I found 2 frozen chicken breasts and what looks like frozen steaks. Then I found 2 larger bags, with big cuts of some kind of meat.
I thought, this is ridiculous. It looks dry/frosty, and I don’t even know what it is or what he was going to cook with it.
Maybe it’s for pot roast? Or that thing he made me in the crock pot? What was that? The roast with the garlic slits, and some carrots, onions, and celery? Used to be little potatoes, but we switched to radishes to be keto.
Anyway, I decided the meat is probably pretty old and dried out and I’ll just toss it. I said, a quiet, Sorry, honey. Sorry I’m wasting food you bought. Rick hated wasting food, and so do I.
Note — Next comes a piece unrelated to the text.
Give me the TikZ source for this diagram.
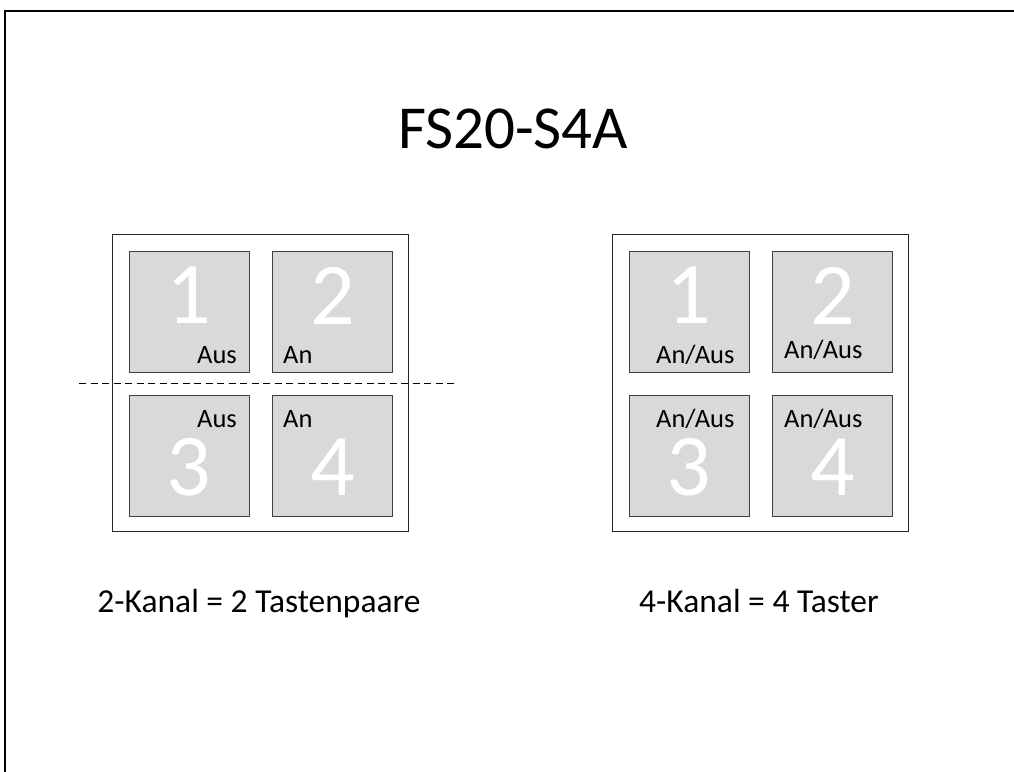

And then, quite suddenly, I couldn’t do it. I started to sob. I love him. He’s gone. He’s never going to cook dinner again. He’s never going to shop for some meat, the type he bought, the way he used to price things at different stores. He’s not coming back.
I can’t do it. I can’t throw away this meat he bought, he touched, he planned to use – and use in a dish that he knew I’d especially love. Because that’s how he was, so kind to me, always trying to make me happy.
I put it back. I can’t throw it out. I’ll use it, find a way to figure out what it is and find the recipe he would have cooked and use it.
But it’s not going in the garbage today.